Exercise details | Extract each line of the material that follows exactly and omit its pictures.

Data lines |
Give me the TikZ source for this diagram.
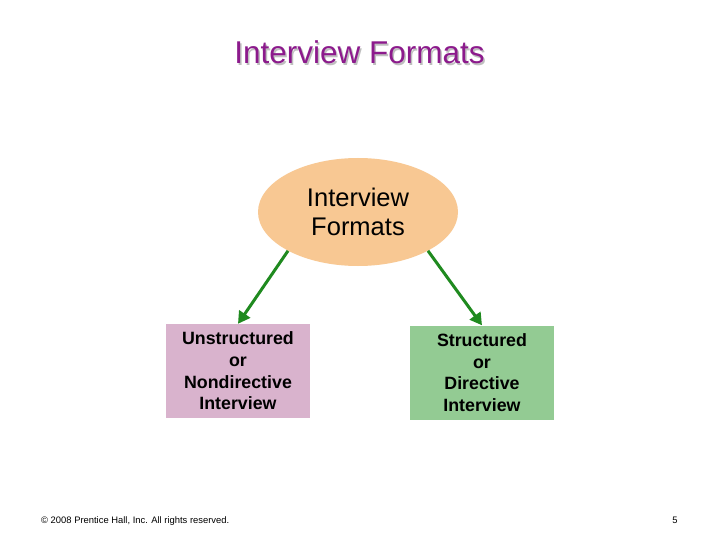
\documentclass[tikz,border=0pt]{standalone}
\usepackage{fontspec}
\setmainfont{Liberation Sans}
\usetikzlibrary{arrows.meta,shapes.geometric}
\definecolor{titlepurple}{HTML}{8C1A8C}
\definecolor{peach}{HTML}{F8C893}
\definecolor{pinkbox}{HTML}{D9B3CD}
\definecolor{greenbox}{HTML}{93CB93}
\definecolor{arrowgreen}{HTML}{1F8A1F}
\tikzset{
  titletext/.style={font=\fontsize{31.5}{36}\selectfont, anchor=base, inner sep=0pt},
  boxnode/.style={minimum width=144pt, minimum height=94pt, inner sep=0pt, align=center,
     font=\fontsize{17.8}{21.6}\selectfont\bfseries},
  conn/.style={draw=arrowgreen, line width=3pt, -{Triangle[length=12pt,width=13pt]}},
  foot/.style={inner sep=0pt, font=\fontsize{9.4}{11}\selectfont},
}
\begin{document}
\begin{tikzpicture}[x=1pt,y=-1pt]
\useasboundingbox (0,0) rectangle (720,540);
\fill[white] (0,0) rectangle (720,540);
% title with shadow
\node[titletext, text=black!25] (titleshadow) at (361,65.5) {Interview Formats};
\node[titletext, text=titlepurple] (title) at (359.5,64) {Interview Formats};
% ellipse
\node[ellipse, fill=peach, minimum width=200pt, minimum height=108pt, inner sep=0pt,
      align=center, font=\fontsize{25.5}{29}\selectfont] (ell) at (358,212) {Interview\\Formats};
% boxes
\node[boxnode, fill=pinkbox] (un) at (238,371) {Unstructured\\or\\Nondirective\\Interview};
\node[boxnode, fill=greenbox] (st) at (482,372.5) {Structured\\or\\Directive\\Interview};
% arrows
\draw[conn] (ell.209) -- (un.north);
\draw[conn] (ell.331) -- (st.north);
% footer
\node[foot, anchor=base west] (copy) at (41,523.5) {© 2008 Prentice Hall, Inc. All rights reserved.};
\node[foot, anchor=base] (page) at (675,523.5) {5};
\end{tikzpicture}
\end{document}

Full solution |
Give me the TikZ source for this diagram.
\documentclass[tikz,border=0pt]{standalone}
\usepackage{fontspec}
\setmainfont{Liberation Sans}
\usetikzlibrary{arrows.meta,shapes.geometric}
\definecolor{titlepurple}{HTML}{8C1A8C}
\definecolor{peach}{HTML}{F8C893}
\definecolor{pinkbox}{HTML}{D9B3CD}
\definecolor{greenbox}{HTML}{93CB93}
\definecolor{arrowgreen}{HTML}{1F8A1F}
\tikzset{
  titletext/.style={font=\fontsize{31.5}{36}\selectfont, anchor=base, inner sep=0pt},
  boxnode/.style={minimum width=144pt, minimum height=94pt, inner sep=0pt, align=center,
     font=\fontsize{17.8}{21.6}\selectfont\bfseries},
  conn/.style={draw=arrowgreen, line width=3pt, -{Triangle[length=12pt,width=13pt]}},
  foot/.style={inner sep=0pt, font=\fontsize{9.4}{11}\selectfont},
}
\begin{document}
\begin{tikzpicture}[x=1pt,y=-1pt]
\useasboundingbox (0,0) rectangle (720,540);
\fill[white] (0,0) rectangle (720,540);
% title with shadow
\node[titletext, text=black!25] (titleshadow) at (361,65.5) {Interview Formats};
\node[titletext, text=titlepurple] (title) at (359.5,64) {Interview Formats};
% ellipse
\node[ellipse, fill=peach, minimum width=200pt, minimum height=108pt, inner sep=0pt,
      align=center, font=\fontsize{25.5}{29}\selectfont] (ell) at (358,212) {Interview\\Formats};
% boxes
\node[boxnode, fill=pinkbox] (un) at (238,371) {Unstructured\\or\\Nondirective\\Interview};
\node[boxnode, fill=greenbox] (st) at (482,372.5) {Structured\\or\\Directive\\Interview};
% arrows
\draw[conn] (ell.209) -- (un.north);
\draw[conn] (ell.331) -- (st.north);
% footer
\node[foot, anchor=base west] (copy) at (41,523.5) {© 2008 Prentice Hall, Inc. All rights reserved.};
\node[foot, anchor=base] (page) at (675,523.5) {5};
\end{tikzpicture}
\end{document}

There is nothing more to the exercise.